### [STATED GOAL]
Only the lines from the start of the data through the line with "const seriesLabels = ['2°C/min', '4°C/min', '6°C/min'];" belong in the copy. Restate them word for word, minus the pictures.

### [SOURCE MATERIAL]
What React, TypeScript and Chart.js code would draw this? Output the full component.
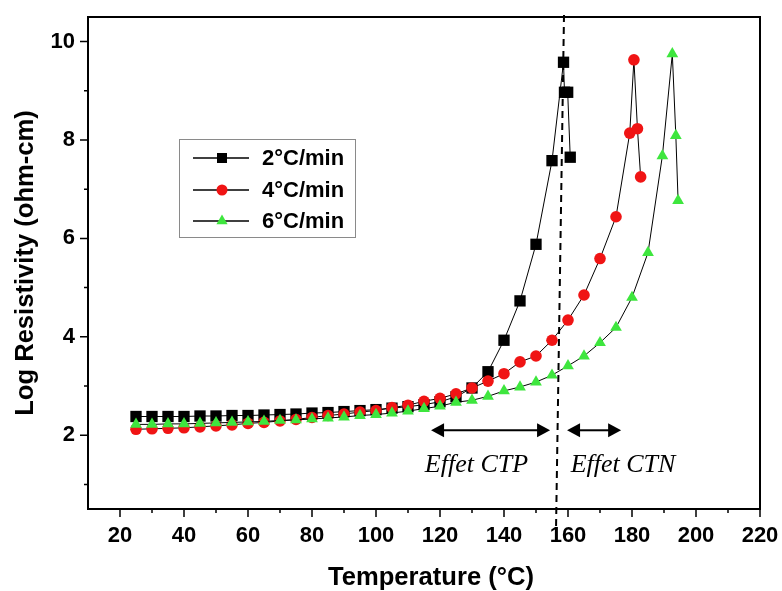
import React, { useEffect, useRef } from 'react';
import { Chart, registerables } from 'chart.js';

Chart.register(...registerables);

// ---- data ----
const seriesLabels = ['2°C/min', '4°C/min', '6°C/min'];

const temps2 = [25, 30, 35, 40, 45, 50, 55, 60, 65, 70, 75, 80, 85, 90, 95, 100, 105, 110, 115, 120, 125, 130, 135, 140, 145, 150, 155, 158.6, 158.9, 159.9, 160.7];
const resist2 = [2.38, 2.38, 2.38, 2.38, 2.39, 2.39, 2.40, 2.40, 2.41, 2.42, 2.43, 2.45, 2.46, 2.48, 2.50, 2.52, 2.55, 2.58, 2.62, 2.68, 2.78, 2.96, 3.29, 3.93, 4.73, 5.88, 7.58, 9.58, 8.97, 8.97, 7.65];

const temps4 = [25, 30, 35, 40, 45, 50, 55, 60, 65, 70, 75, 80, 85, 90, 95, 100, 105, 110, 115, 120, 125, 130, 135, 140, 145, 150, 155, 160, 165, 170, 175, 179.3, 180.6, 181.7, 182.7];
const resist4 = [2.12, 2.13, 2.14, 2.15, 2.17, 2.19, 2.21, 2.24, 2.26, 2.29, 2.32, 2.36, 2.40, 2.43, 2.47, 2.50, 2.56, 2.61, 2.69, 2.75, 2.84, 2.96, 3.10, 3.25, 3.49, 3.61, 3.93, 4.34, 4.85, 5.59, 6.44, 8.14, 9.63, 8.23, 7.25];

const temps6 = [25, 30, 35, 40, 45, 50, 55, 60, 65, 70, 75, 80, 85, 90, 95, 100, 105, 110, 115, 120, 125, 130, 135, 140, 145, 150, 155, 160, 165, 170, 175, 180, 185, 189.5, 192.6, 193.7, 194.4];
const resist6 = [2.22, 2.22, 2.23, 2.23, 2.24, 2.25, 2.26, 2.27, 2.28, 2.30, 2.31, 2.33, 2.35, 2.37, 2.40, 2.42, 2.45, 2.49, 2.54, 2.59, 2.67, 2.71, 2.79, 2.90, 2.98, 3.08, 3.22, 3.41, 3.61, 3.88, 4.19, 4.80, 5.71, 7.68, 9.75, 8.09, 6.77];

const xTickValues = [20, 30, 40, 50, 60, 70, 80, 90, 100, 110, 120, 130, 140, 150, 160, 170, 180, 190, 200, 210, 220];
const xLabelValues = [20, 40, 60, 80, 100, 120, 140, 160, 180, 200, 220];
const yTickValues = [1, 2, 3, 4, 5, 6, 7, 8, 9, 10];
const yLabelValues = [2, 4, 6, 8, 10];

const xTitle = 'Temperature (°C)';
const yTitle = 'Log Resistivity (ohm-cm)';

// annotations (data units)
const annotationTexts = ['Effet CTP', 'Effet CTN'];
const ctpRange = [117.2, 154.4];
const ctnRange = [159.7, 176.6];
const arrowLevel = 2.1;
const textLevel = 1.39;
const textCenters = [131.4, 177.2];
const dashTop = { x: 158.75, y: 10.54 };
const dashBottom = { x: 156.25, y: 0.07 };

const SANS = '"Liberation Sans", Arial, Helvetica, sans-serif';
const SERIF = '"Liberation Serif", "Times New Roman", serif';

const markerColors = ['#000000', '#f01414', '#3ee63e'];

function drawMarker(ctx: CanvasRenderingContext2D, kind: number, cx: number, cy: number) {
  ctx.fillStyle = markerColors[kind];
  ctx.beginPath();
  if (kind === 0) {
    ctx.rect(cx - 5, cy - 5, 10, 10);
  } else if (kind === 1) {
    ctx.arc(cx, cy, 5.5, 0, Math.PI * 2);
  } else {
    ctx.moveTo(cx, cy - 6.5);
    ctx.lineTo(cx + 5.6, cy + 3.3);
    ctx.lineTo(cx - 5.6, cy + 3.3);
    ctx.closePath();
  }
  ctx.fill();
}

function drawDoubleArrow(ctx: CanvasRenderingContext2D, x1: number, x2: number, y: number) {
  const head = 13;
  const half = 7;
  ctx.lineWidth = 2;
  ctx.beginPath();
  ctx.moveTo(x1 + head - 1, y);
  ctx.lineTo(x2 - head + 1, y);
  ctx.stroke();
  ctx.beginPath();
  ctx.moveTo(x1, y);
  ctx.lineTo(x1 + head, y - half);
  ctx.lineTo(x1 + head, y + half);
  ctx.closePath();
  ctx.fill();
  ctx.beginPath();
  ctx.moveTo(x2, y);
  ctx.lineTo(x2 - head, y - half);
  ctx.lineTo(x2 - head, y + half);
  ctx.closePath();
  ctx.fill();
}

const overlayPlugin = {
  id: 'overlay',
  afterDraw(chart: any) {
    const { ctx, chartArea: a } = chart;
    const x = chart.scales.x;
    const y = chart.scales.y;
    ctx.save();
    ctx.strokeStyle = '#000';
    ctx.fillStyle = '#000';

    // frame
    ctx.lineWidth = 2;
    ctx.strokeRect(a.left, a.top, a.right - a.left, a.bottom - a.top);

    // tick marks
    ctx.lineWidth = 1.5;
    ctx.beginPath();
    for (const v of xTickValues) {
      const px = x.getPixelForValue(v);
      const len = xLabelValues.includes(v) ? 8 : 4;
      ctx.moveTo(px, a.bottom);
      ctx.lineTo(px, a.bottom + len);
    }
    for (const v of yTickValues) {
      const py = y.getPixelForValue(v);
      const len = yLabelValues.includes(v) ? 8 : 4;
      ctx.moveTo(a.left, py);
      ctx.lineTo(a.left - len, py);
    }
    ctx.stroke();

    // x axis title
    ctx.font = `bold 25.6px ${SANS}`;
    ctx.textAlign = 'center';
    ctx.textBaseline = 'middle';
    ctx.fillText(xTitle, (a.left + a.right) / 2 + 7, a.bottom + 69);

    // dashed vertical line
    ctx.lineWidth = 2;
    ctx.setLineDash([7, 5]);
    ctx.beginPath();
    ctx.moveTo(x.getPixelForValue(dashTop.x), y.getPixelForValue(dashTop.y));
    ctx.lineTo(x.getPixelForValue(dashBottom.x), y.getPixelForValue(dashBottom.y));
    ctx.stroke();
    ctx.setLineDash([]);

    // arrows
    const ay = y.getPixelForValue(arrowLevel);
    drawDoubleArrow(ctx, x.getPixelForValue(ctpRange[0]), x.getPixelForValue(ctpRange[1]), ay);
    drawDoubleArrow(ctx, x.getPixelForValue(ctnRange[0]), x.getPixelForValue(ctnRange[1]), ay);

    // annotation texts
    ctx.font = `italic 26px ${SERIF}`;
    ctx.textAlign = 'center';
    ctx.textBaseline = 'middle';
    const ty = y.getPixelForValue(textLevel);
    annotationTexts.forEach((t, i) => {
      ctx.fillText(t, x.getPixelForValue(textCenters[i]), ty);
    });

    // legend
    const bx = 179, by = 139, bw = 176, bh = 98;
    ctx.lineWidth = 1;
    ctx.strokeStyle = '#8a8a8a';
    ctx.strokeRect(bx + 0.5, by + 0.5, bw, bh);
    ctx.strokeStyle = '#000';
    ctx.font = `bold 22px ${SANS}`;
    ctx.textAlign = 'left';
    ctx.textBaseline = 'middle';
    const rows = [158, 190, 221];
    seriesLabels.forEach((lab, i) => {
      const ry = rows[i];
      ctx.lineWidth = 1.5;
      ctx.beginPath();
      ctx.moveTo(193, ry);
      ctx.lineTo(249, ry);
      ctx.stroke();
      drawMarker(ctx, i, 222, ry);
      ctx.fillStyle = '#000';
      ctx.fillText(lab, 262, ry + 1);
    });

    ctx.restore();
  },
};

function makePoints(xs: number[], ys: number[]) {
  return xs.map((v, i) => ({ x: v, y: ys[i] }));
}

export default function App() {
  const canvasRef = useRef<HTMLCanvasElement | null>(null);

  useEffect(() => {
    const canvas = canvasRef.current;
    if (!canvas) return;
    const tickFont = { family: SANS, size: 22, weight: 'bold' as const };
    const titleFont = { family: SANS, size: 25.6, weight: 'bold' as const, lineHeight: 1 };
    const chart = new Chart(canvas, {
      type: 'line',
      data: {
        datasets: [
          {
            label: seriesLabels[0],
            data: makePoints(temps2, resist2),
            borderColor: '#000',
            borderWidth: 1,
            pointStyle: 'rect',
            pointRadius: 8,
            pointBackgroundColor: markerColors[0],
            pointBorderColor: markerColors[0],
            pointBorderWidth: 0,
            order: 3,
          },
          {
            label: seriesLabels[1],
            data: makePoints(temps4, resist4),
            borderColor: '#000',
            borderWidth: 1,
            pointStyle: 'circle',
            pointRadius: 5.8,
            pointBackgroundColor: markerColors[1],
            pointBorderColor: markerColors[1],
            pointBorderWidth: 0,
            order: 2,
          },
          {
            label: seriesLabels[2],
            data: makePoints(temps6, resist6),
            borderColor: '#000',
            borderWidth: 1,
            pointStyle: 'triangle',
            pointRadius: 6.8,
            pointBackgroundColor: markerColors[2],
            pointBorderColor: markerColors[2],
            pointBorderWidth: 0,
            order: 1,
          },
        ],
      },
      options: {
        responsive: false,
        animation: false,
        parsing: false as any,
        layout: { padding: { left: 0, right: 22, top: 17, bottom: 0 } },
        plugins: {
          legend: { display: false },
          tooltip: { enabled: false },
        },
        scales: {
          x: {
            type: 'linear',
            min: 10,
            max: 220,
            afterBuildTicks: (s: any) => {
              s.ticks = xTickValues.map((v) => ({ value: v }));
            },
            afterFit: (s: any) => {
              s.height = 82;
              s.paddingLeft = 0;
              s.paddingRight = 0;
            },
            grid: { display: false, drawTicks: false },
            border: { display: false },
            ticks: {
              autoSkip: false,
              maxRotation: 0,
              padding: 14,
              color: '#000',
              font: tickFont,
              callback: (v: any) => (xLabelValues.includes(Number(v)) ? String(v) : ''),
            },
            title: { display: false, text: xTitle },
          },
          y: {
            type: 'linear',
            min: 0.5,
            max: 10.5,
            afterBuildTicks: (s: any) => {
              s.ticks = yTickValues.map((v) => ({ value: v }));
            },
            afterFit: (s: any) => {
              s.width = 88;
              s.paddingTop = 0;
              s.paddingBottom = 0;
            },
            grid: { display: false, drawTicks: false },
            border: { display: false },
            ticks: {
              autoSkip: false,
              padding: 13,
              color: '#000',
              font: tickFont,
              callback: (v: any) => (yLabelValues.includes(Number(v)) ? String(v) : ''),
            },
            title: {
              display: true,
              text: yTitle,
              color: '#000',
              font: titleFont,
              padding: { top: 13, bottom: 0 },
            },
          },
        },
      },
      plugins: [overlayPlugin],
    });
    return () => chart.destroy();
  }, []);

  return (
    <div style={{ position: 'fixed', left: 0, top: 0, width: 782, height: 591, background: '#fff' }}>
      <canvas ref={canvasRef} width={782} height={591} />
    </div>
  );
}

### [RESULT BELOW]
What React, TypeScript and Chart.js code would draw this? Output the full component.
import React, { useEffect, useRef } from 'react';
import { Chart, registerables } from 'chart.js';

Chart.register(...registerables);

// ---- data ----
const seriesLabels = ['2°C/min', '4°C/min', '6°C/min'];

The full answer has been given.